MalecareNational LGBT Cancer Project

Safety, privacy, and peer support boundaries

Peer mentors share lived experience. They are not clinicians, therapists, crisis responders, or medical decision-makers. Clear boundaries help protect every user, especially when conversations include prostate cancer, sex, intimacy, gender, disclosure, relationships, and body changes.

What peer mentors offer
  • Share their own prostate cancer experience, including diagnosis, treatment, recovery, surveillance, recurrence, advanced disease, or sexual side effects when relevant.
  • Listen without shame or assumptions about sex, intimacy, dating, partners, gender, disclosure, body changes, HIV status, or relationship structure.
  • Help you think through questions for your oncology team.
  • Share reliable resources without diagnosing, treating, or directing medical decisions.
Boundaries we ask everyone to keep
  • No medical, legal, financial, or treatment advice.
  • No prescriptions, dosing guidance, supplement guidance, or treatment recommendations.
  • No flirting, dating pressure, sexual requests, sexual images, or romantic expectations.
  • No requests for money, gifts, services, business deals, housing, transportation, or personal favors.
  • Use each person’s name and pronouns.
  • Respect privacy about sexual orientation, gender identity, HIV status, relationship status, diagnosis, treatment, and disclosure.
  • Do not share another person’s story, identity, contact information, health details, or messages without clear permission.
Your privacy

We hide your contact information during the first introduction. You choose what to share. Mentor contact options unlock only after the mentor accepts your introduction.

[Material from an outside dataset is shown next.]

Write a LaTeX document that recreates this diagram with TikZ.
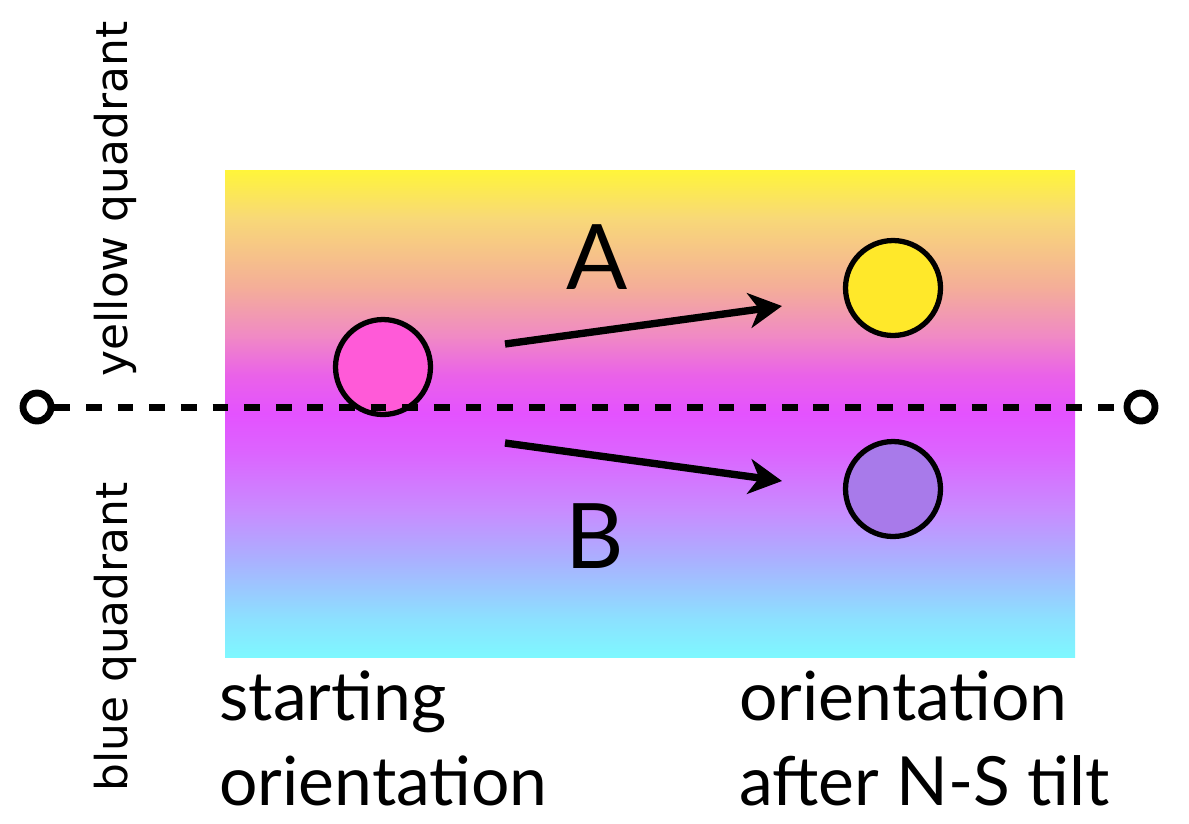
\documentclass[tikz,border=0pt]{standalone}
\usepackage{fontspec}
\setmainfont{Lato}
\newfontfamily\sidefont{DejaVu Sans}
\usetikzlibrary{arrows.meta}
\definecolor{ballpink}{HTML}{FF5AD8}
\definecolor{ballyellow}{HTML}{FFE82A}
\definecolor{ballviolet}{HTML}{A87AEA}
\definecolor{qcyan}{HTML}{7EF8FF}
\definecolor{qsky}{HTML}{8CE0FF}
\definecolor{qblue}{HTML}{AAB0FF}
\definecolor{qlilac}{HTML}{C88CFF}
\definecolor{qviolet}{HTML}{DC64FF}
\definecolor{qmagenta}{HTML}{E452FF}
\definecolor{qorchid}{HTML}{EA62E8}
\definecolor{qrose}{HTML}{F08AC4}
\definecolor{qpeach}{HTML}{F4AE98}
\definecolor{qgold}{HTML}{F8D878}
\definecolor{qyellow}{HTML}{FFF53A}
\pgfdeclareverticalshading{quadrants}{100bp}{color(0bp)=(qcyan); color(25bp)=(qcyan);
  color(29bp)=(qsky); color(35bp)=(qblue); color(40bp)=(qlilac); color(46bp)=(qviolet);
  color(50bp)=(qmagenta); color(54bp)=(qorchid); color(58bp)=(qrose); color(63bp)=(qpeach);
  color(70bp)=(qgold); color(75bp)=(qyellow); color(100bp)=(qyellow)}
\begin{document}
\begin{tikzpicture}[x=0.02cm, y=-0.02cm,
      >={Stealth[length=0.66cm, width=0.7cm, inset=0.2cm]},
      ball/.style={circle, draw, line width=3pt, minimum size=1.9cm, inner sep=0pt},
      pole/.style={circle, draw, line width=3.9pt, minimum size=0.56cm, inner sep=0pt, fill=white},
      tiltarrow/.style={->, line width=4.2pt},
      equator/.style={line width=4pt, dash pattern=on 9pt off 9pt},
      caption/.style={font=\fontsize{38.6}{48.2}\selectfont, align=left, anchor=base west, inner sep=0pt},
      letter/.style={font=\fontsize{51.5}{60}\selectfont, anchor=base, inner sep=0pt},
      side/.style={font=\sidefont\fontsize{25}{30}\selectfont, rotate=90, anchor=base, inner sep=0pt}]
    % pixel grid of the 1189 x 823 frame, y runs down
    \useasboundingbox (0,0) rectangle (1189,823);
    \shade[shading=quadrants] (225,170) rectangle (1075,657);
    \node[side] (yellowlab) at (127,199) {yellow quadrant};
    \node[side] (bluelab) at (127,637) {blue quadrant};
    \node[ball, fill=ballpink] (start) at (383,367) {};
    \node[ball, fill=ballyellow] (tiltA) at (893,288) {};
    \node[ball, fill=ballviolet] (tiltB) at (893,489) {};
    \node[pole] (west) at (37,407) {};
    \node[pole] (east) at (1141,407) {};
    \draw[equator] (west) -- (east);
    \coordinate (a0) at (505,344);
    \coordinate (a1) at (782,306);
    \coordinate (b0) at (505,443);
    \coordinate (b1) at (782,481);
    \draw[tiltarrow] (a0) -- (a1);
    \draw[tiltarrow] (b0) -- (b1);
    \node[letter] (labA) at (597,289) {A};
    \node[letter] (labB) at (595,568) {B};
    % base of a two-line node is its last line
    \node[caption] (startcap) at (219,805) {starting\\orientation};
    \node[caption] (tiltcap) at (739,805) {orientation\\after N-S tilt};
  \end{tikzpicture}
\end{document}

You have the right to pause, end, or leave a mentor relationship at any time. No reason is required.

Report a concern

Tell us if a mentor or participant gives medical advice, pressures you to disclose, misgenders you, makes racist or anti-LGBTQ comments, asks for money, makes sexual comments, violates privacy, or makes you feel unsafe.

Reports are private and go to trained program staff. After a concern is submitted, the mentor is paused from new matches until staff review the report.